Born: February 2, 1931

Died: May 23, 2018

Glynn Edwards, who has died aged 87, became an instantly recognizable face and voice after years of stalwart supporting roles, in the hugely successful Thames comedy-drama Minder (1979-94). Possessing gravelly tones and a broad chest, his greeting of “Allo Arfur”, as Dave, the barman at the Winchester Club, regularly provided some solace for Arthur Daley after yet another get-rich-quick scheme had failed.

The prolific Edwards constantly popped up on screen, as overbearing fathers and husbands, gruff military men and exasperated plain clothes detectives. But he had a part in stage history as one of Joan Littlewood’s trusted actors, whom she termed ‘nuts’ or ‘clowns’, in her Theatre Workshop in London’s East End, re-imagining old warhorses and giving outlets to new voices including composer Lionel Bart and nefarious playwright Brendan Behan.

Belying his frequent casting as a Cockney, he was born in Penang in Malaya, now Malaysia, where his father was a rubber planter. Spending his childhood between Southsea and Salisbury, he became interested in acting while working at a country club in Trinidad, entering London's Central School of Speech and Drama.

After repertory experience, he formed a production company in 1955, touring in a mildly sensationalist play, Call Of The Flesh. Its leading lady was future sitcom star Yootha Joyce, whom he married in 1956, the first of his three wives. Edwards’ first work for Littlewood was at the Duke of York’s in 1956, in The Good Soldier Schweik. Later that year, at Theatre Workshop’s base at the Theatre Royal, Stratford East, he played Young Mortimer in Edward II, then an inmate called Hard Case in Behan’s The Quare Fellow, which transferred to the Comedy.

In 1957, revivals of The Playboy Of The Western World, as Old Mahon, and The Duchess Of Malfi, as the servant Antonio, followed before the company took Macbeth, in 20th century dress with Edwards in the title role, to Zurich and Moscow. 1958 brought Behan’s The Hostage, with Edwards as an IRA chief revealed to be Harrow-educated and an early example of a Plastic Paddy. The following year, this re-opened at Wyndham’s, and in 1960 transferred to Broadway, with the cast accompanied by the playwright himself.

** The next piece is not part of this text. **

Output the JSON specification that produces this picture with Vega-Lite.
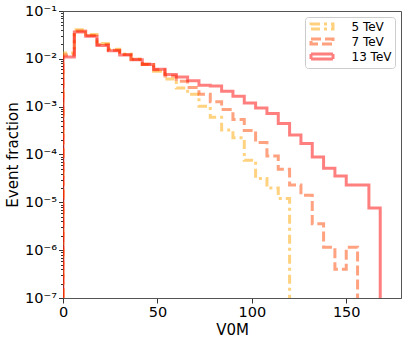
{
  "$schema": "https://vega.github.io/schema/vega-lite/v6.json",
  "width": 338,
  "height": 287,
  "autosize": {"type": "none"},
  "padding": {"left": 63, "top": 11, "right": 6, "bottom": 44},
  "background": "white",
  "config": {
    "font": "DejaVu Sans",
    "view": {"stroke": "#555", "strokeWidth": 1},
    "axis": {"grid": false, "labelFont": "DejaVu Sans", "titleFont": "DejaVu Sans", "labelFontSize": 14.5, "titleFontSize": 15, "titleFontWeight": "normal", "labelColor": "#000", "titleColor": "#000", "tickColor": "#333", "domainColor": "#555", "labelFlush": false, "labelOverlap": false},
    "legend": {
      "orient": "top-right", "offset": 6, "padding": 3, "strokeColor": "#ccc", "cornerRadius": 3, "fillColor": "white",
      "symbolType": "M-2.2,-0.5H2.2V0.5H-2.2Z", "symbolSize": 100, "symbolOffset": 7.5, "symbolStrokeWidth": 3, "symbolFillColor": "transparent", "symbolOpacity": 0.5,
      "labelFont": "DejaVu Sans", "labelFontSize": 12, "labelColor": "#000", "labelOffset": 23, "rowPadding": -3
    }
  },
  "data": {
    "values": [
      {"E": "5 TeV", "i": 0, "x": 0, "frac": 1e-7},
      {"E": "5 TeV", "i": 1, "x": 0, "frac": 0.01318},
      {"E": "5 TeV", "i": 2, "x": 6, "frac": 0.04074},
      {"E": "5 TeV", "i": 3, "x": 12, "frac": 0.03236},
      {"E": "5 TeV", "i": 4, "x": 18, "frac": 0.02089},
      {"E": "5 TeV", "i": 5, "x": 24, "frac": 0.01585},
      {"E": "5 TeV", "i": 6, "x": 30, "frac": 0.01259},
      {"E": "5 TeV", "i": 7, "x": 36, "frac": 0.00977},
      {"E": "5 TeV", "i": 8, "x": 42, "frac": 0.00759},
      {"E": "5 TeV", "i": 9, "x": 48, "frac": 0.0055},
      {"E": "5 TeV", "i": 10, "x": 54, "frac": 0.0038},
      {"E": "5 TeV", "i": 11, "x": 60, "frac": 0.00245},
      {"E": "5 TeV", "i": 12, "x": 66, "frac": 0.00182},
      {"E": "5 TeV", "i": 13, "x": 72, "frac": 0.00102},
      {"E": "5 TeV", "i": 14, "x": 78, "frac": 0.000603},
      {"E": "5 TeV", "i": 15, "x": 84, "frac": 0.000324},
      {"E": "5 TeV", "i": 16, "x": 90, "frac": 0.000224},
      {"E": "5 TeV", "i": 17, "x": 96, "frac": 0.0000759},
      {"E": "5 TeV", "i": 18, "x": 102, "frac": 0.0000316},
      {"E": "5 TeV", "i": 19, "x": 108, "frac": 0.00002},
      {"E": "5 TeV", "i": 20, "x": 114, "frac": 0.000012},
      {"E": "5 TeV", "i": 21, "x": 120, "frac": 0.000012},
      {"E": "5 TeV", "i": 22, "x": 120, "frac": 1e-7},

      {"E": "7 TeV", "i": 0, "x": 0, "frac": 1e-7},
      {"E": "7 TeV", "i": 1, "x": 0, "frac": 0.01202},
      {"E": "7 TeV", "i": 2, "x": 6, "frac": 0.03802},
      {"E": "7 TeV", "i": 3, "x": 12, "frac": 0.0309},
      {"E": "7 TeV", "i": 4, "x": 18, "frac": 0.01995},
      {"E": "7 TeV", "i": 5, "x": 24, "frac": 0.01514},
      {"E": "7 TeV", "i": 6, "x": 30, "frac": 0.0123},
      {"E": "7 TeV", "i": 7, "x": 36, "frac": 0.00977},
      {"E": "7 TeV", "i": 8, "x": 42, "frac": 0.00776},
      {"E": "7 TeV", "i": 9, "x": 48, "frac": 0.00589},
      {"E": "7 TeV", "i": 10, "x": 54, "frac": 0.00437},
      {"E": "7 TeV", "i": 11, "x": 60, "frac": 0.00339},
      {"E": "7 TeV", "i": 12, "x": 66, "frac": 0.00251},
      {"E": "7 TeV", "i": 13, "x": 72, "frac": 0.00182},
      {"E": "7 TeV", "i": 14, "x": 78, "frac": 0.00126},
      {"E": "7 TeV", "i": 15, "x": 84, "frac": 0.000871},
      {"E": "7 TeV", "i": 16, "x": 90, "frac": 0.000537},
      {"E": "7 TeV", "i": 17, "x": 96, "frac": 0.000316},
      {"E": "7 TeV", "i": 18, "x": 102, "frac": 0.000178},
      {"E": "7 TeV", "i": 19, "x": 108, "frac": 0.0000933},
      {"E": "7 TeV", "i": 20, "x": 114, "frac": 0.000049},
      {"E": "7 TeV", "i": 21, "x": 120, "frac": 0.0000229},
      {"E": "7 TeV", "i": 22, "x": 126, "frac": 0.0000141},
      {"E": "7 TeV", "i": 23, "x": 132, "frac": 0.00000355},
      {"E": "7 TeV", "i": 24, "x": 138, "frac": 0.00000115},
      {"E": "7 TeV", "i": 25, "x": 144, "frac": 0.000000398},
      {"E": "7 TeV", "i": 26, "x": 150, "frac": 0.00000115},
      {"E": "7 TeV", "i": 27, "x": 156, "frac": 0.00000115},
      {"E": "7 TeV", "i": 28, "x": 156, "frac": 1e-7},

      {"E": "13 TeV", "i": 0, "x": 0, "frac": 1e-7},
      {"E": "13 TeV", "i": 1, "x": 0, "frac": 0.01096},
      {"E": "13 TeV", "i": 2, "x": 6, "frac": 0.03631},
      {"E": "13 TeV", "i": 3, "x": 12, "frac": 0.02951},
      {"E": "13 TeV", "i": 4, "x": 18, "frac": 0.01905},
      {"E": "13 TeV", "i": 5, "x": 24, "frac": 0.01479},
      {"E": "13 TeV", "i": 6, "x": 30, "frac": 0.01202},
      {"E": "13 TeV", "i": 7, "x": 36, "frac": 0.00955},
      {"E": "13 TeV", "i": 8, "x": 42, "frac": 0.00759},
      {"E": "13 TeV", "i": 9, "x": 48, "frac": 0.00603},
      {"E": "13 TeV", "i": 10, "x": 54, "frac": 0.00468},
      {"E": "13 TeV", "i": 11, "x": 60, "frac": 0.00417},
      {"E": "13 TeV", "i": 12, "x": 66, "frac": 0.00347},
      {"E": "13 TeV", "i": 13, "x": 72, "frac": 0.00282},
      {"E": "13 TeV", "i": 14, "x": 78, "frac": 0.00269},
      {"E": "13 TeV", "i": 15, "x": 84, "frac": 0.00209},
      {"E": "13 TeV", "i": 16, "x": 90, "frac": 0.00166},
      {"E": "13 TeV", "i": 17, "x": 96, "frac": 0.0012},
      {"E": "13 TeV", "i": 18, "x": 102, "frac": 0.000933},
      {"E": "13 TeV", "i": 19, "x": 108, "frac": 0.000724},
      {"E": "13 TeV", "i": 20, "x": 114, "frac": 0.000447},
      {"E": "13 TeV", "i": 21, "x": 120, "frac": 0.000257},
      {"E": "13 TeV", "i": 22, "x": 126, "frac": 0.00017},
      {"E": "13 TeV", "i": 23, "x": 132, "frac": 0.0000891},
      {"E": "13 TeV", "i": 24, "x": 138, "frac": 0.0000513},
      {"E": "13 TeV", "i": 25, "x": 144, "frac": 0.0000355},
      {"E": "13 TeV", "i": 26, "x": 150, "frac": 0.0000229},
      {"E": "13 TeV", "i": 27, "x": 156, "frac": 0.0000229},
      {"E": "13 TeV", "i": 28, "x": 162, "frac": 0.00000759},
      {"E": "13 TeV", "i": 29, "x": 168, "frac": 0.00000759},
      {"E": "13 TeV", "i": 30, "x": 168, "frac": 1e-7}
    ]
  },
  "mark": {"type": "line", "interpolate": "step-after", "strokeWidth": 3, "opacity": 0.5, "strokeCap": "butt", "strokeJoin": "miter", "clip": true},
  "encoding": {
    "x": {
      "field": "x", "type": "quantitative",
      "scale": {"domain": [0, 179], "nice": false, "zero": false},
      "axis": {"values": [0, 50, 100, 150], "title": "V0M", "tickSize": 5, "labelPadding": 2, "titlePadding": 4}
    },
    "y": {
      "field": "frac", "type": "quantitative",
      "scale": {"type": "log", "domain": [1e-7, 0.1], "nice": false},
      "axis": {
        "title": "Event fraction",
        "values": [1e-7, 2e-7, 3e-7, 4e-7, 5e-7, 6e-7, 7e-7, 8e-7, 9e-7, 1e-6, 2e-6, 3e-6, 4e-6, 5e-6, 6e-6, 7e-6, 8e-6, 9e-6, 1e-5, 2e-5, 3e-5, 4e-5, 5e-5, 6e-5, 7e-5, 8e-5, 9e-5, 1e-4, 2e-4, 3e-4, 4e-4, 5e-4, 6e-4, 7e-4, 8e-4, 9e-4, 0.001, 0.002, 0.003, 0.004, 0.005, 0.006, 0.007, 0.008, 0.009, 0.01, 0.02, 0.03, 0.04, 0.05, 0.06, 0.07, 0.08, 0.09, 0.1],
        "labelExpr": "abs(log(datum.value)/LN10 - round(log(datum.value)/LN10)) < 0.001 ? '10⁻' + ['⁰','¹','²','³','⁴','⁵','⁶','⁷'][-round(log(datum.value)/LN10)] : ''",
        "tickSize": {"condition": {"test": "abs(log(datum.value)/LN10 - round(log(datum.value)/LN10)) < 0.001", "value": 4.5}, "value": 2.5},
        "labelPadding": 2,
        "titlePadding": 4
      }
    },
    "color": {
      "field": "E", "type": "nominal",
      "scale": {"domain": ["5 TeV", "7 TeV", "13 TeV"], "range": ["orange", "orangered", "red"]},
      "legend": {"title": null, "orient": "top-right"}
    },
    "strokeDash": {
      "field": "E", "type": "nominal",
      "scale": {"domain": ["5 TeV", "7 TeV", "13 TeV"], "range": [[9, 4, 3, 4], [10, 4], [1, 0]]},
      "legend": {"title": null, "orient": "top-right"}
    },
    "order": {"field": "i", "type": "quantitative"}
  }
}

Bart wrote the music and lyrics for Fings Ain’t Wot They Used T’Be. Edwards played a dodgy gambling club owner, with Barbara Windsor among the good-time-girls. Originally opening in 1959, it transferred the following year to the Garrick. Like most of Littlewood’s regulars, Edwards appeared in her only film, Sparrows Can’t Sing (1962).

Edwards appeared with Michael Caine in Zulu (1964), The Ipcress File (1965), and among the corrupt Newcastle locals in Get Carter (1971); he would later return to Tyneside, in the very different circumstances of a children’s television series, The Paper Lads (1977-79). He was the latter half of Burke and Hare (1971), an unwise mix of period horror and smutty comedy.

Madame Bovary (1964), with Edwards as Nyree Dawn Porter’s boorish husband, was the first classic serial on BBC2, recorded at BBC Scotland’s Studio A in Glasgow. The actor did two of Ken Loach’s earliest works, Diary Of A Young Man (1964) and 3 Clear Sundays (1965). He was a pig-obsessed farmer in The Fall And Rise Of Reginald Perrin (1977-78), and put up with Frank Spencer in Some Mothers Do ‘Ave ‘Em (1978).

After Minder’s last run in 1994, Edwards retired from acting, dividing his time between homes in Spain and Scotland. The latter was where he died, surrounded by his family, including his third wife Valerie.